The battle needs to be solidified on the back end. And not necessarily by the defensemen. The bulk of the lapses this weekend were by the forwards.

THE PLAY

I mentioned that Malkin had an obscene goal, right?

OK, cool. Because I recall reading somewhere earlier this weekend that it might benefit the Penguins if he becomes more productive five-on-five, and he came through with not one but two such goals.

Good for him, better for the team.

THE CALL

Sullivan made one lineup switch before the game and another during that same fateful second intermission.

Beforehand, he scratched Garrett Wilson for the first time in six weeks, and I'd have to presume that had at least a little to do with his early, ill-advised turnover in the Calgary game. Dominik Simon returned after two games out and logged 8:07 of innocuous ice time.

But the bigger impact, by far, came when Sullivan shuffled three forwards for the third period: Nick Bjugstad, who hadn't gotten anything going alongside Malkin and Phil Kessel, was moved from second-line right winger to third-line center. Blueger, in turn, dropped from third-line left winger to fourth-line left winger. And Aston-Reese was returned to Malkin and Kessel, having shown chemistry with them earlier this season, assisting on both of Malkin's goals.

The latter had been set up as Plan B before the game.

"If we didn't see any development of that line," Sullivan said of the original Malkin trio, "then maybe we'd try Nick at third-line center. We think Zach has played extremely well since coming off his injury, and it ended up working for the line. I thought they had a really good third period."

THE OTHER SIDE

Anyone seen Henrik Lundqvist?

The Rangers' decision to start Georgiev here over their franchise icon was terribly transparent: Lundqvist's 0-5-3 in his past eight starts against the Penguins, including the infamous overturned net, and the most recent encounter saw six goals pumped past him on 18 shots.

Not that Georgiev was any more at fault on his goals than DeSmith at the other end. At least not in his teammates' eyes after they conceded 41 of the game's 85 shots.

"I don't like to take anything from losses," Mats Zuccarello answered when asked about scoring twice for New York. "It's just a tough loss for us. We gave the game away there with three quick goals. When you lose hockey games, you don't really care how you do personally."

The Rangers went 7-4-1 in their previous 12 games but have alternated wins and losses during their past six (3-2-1). They are 10 points behind the Hurricanes for the second wild card.

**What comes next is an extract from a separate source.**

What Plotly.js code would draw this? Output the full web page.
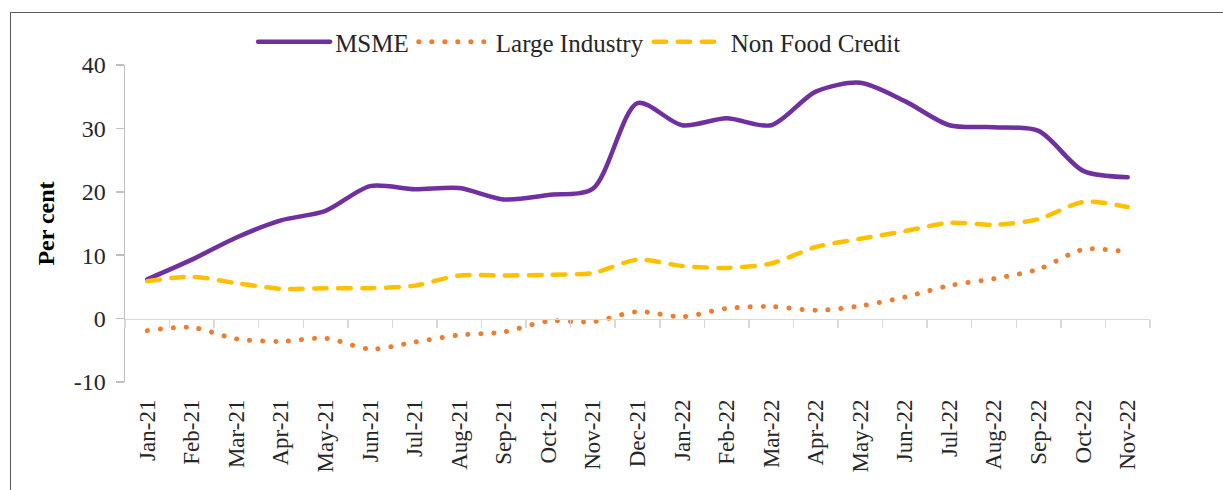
<!DOCTYPE html>
<html>
<head>
<meta charset="utf-8">
<script src="https://cdn.plot.ly/plotly-3.0.1.min.js"></script>
<style>
  html, body { margin: 0; padding: 0; background: #ffffff; overflow: hidden; }
  #frame { position: absolute; left: 10px; top: 12px; width: 1300px; height: 600px; border: 1.5px solid #595959; }
  #plot { position: absolute; left: 0; top: 0; width: 1223px; height: 490px; }
  #plot .js-line { stroke-linecap: round; }
</style>
</head>
<body>
<div id="frame"></div>
<div id="plot"></div>
<script>
const months = ["Jan-21","Feb-21","Mar-21","Apr-21","May-21","Jun-21","Jul-21","Aug-21","Sep-21","Oct-21","Nov-21","Dec-21",
                "Jan-22","Feb-22","Mar-22","Apr-22","May-22","Jun-22","Jul-22","Aug-22","Sep-22","Oct-22","Nov-22"];
const msme = [6.2, 9.3, 12.8, 15.5, 17.0, 20.9, 20.4, 20.6, 18.8, 19.5, 20.5, 34.0, 30.5, 31.6, 30.5, 35.8, 37.2, 34.3, 30.5, 30.2, 29.6, 23.3, 22.3];
const largeIndustry = [-1.9, -1.4, -3.2, -3.6, -3.1, -4.8, -3.7, -2.6, -2.1, -0.4, -0.5, 1.1, 0.3, 1.6, 1.9, 1.3, 2.0, 3.4, 5.2, 6.3, 7.8, 10.9, 10.5];
const nonFoodCredit = [5.9, 6.6, 5.6, 4.7, 4.8, 4.8, 5.2, 6.8, 6.8, 6.9, 7.2, 9.3, 8.3, 8.0, 8.7, 11.3, 12.6, 13.8, 15.1, 14.8, 15.7, 18.4, 17.6];
const yTicks = [-10, 0, 10, 20, 30, 40];

const serif = "Liberation Serif";

const traces = [
  { x: months, y: msme, name: "MSME", type: "scatter", mode: "lines",
    line: { color: "#7030A0", width: 4.5, shape: "spline", smoothing: 0.8 } },
  { x: months, y: largeIndustry, name: "Large Industry", type: "scatter", mode: "lines",
    line: { color: "#ED7D31", width: 5, shape: "spline", smoothing: 0.8, dash: "0.1px,12.9px" } },
  { x: months, y: nonFoodCredit, name: "Non Food Credit", type: "scatter", mode: "lines",
    line: { color: "#FFC000", width: 4.5, shape: "spline", smoothing: 0.8, dash: "12.5px,11.5px" } },
  // invisible trace to carry the zero-crossing category axis
  { x: months, y: msme.map(() => null), xaxis: "x2", showlegend: false, hoverinfo: "skip", type: "scatter", mode: "lines" }
];

const layout = {
  width: 1223, height: 490,
  paper_bgcolor: "rgba(0,0,0,0)", plot_bgcolor: "rgba(0,0,0,0)",
  margin: { l: 125, r: 73, t: 65, b: 108 },
  font: { family: serif, color: "#262626", size: 23 },
  showlegend: true,
  legend: {
    orientation: "h", x: 0.125, xanchor: "left", y: 1.0, yanchor: "bottom",
    font: { family: serif, size: 25, color: "#262626" },
    itemwidth: 72, bgcolor: "rgba(0,0,0,0)"
  },
  xaxis: {
    type: "category", categoryorder: "array", categoryarray: months,
    range: [-0.5, months.length - 0.5],
    showline: false, ticks: "", showgrid: false, zeroline: false,
    tickangle: -90, ticklabelstandoff: 12,
    tickfont: { family: serif, size: 23, color: "#262626" }
  },
  xaxis2: {
    type: "category", categoryorder: "array", categoryarray: months,
    range: [-0.5, months.length - 0.5],
    overlaying: "x", anchor: "free", position: 0.2, side: "bottom",
    showline: true, linecolor: "#d9d9d9", linewidth: 1.5,
    ticks: "outside", tickson: "boundaries", ticklen: 8, tickcolor: "#d9d9d9", tickwidth: 1.5,
    showticklabels: false, showgrid: false, zeroline: false
  },
  yaxis: {
    range: [-10, 40], tickvals: yTicks, ticktext: yTicks.map(String),
    showline: true, linecolor: "#bfbfbf", linewidth: 1.5,
    ticks: "outside", ticklen: 8, tickcolor: "#bfbfbf", tickwidth: 1.5,
    showgrid: false, zeroline: false,
    tickfont: { family: serif, size: 24, color: "#262626" },
    ticklabelstandoff: 5,
    title: { text: "<b>Per cent</b>", font: { family: serif, size: 24, color: "#000000" }, standoff: 12 }
  }
};

Plotly.newPlot("plot", traces, layout, { displayModeBar: false, staticPlot: true });
</script>
</body>
</html>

Also of concern to the visitors: Neal Pionk, the defenseman Crosby accidentally struck near the eye for the four-minute minor, was kept in the locker room for the third period for what Quinn called "precautionary reasons." He suggested the injury wasn't serious.

THE DATA

• This marked the fourth time in franchise history the Penguins got four-plus goals from defensemen in a game, the first since Dec. 26, 1990, against the Capitals in Landover, Md., where they got two from Paul Coffey, plus one each from Peter Taglianetti and the late Zarley Zalapski.

• This game marked the first time Malkin and Letang each scored multiple goals. They've been teammates for 724 NHL games, including playoffs.

• Crosby's three assists, his second three-point output in as many days, extended his points streak to five games in which he's put up two goals and nine assists.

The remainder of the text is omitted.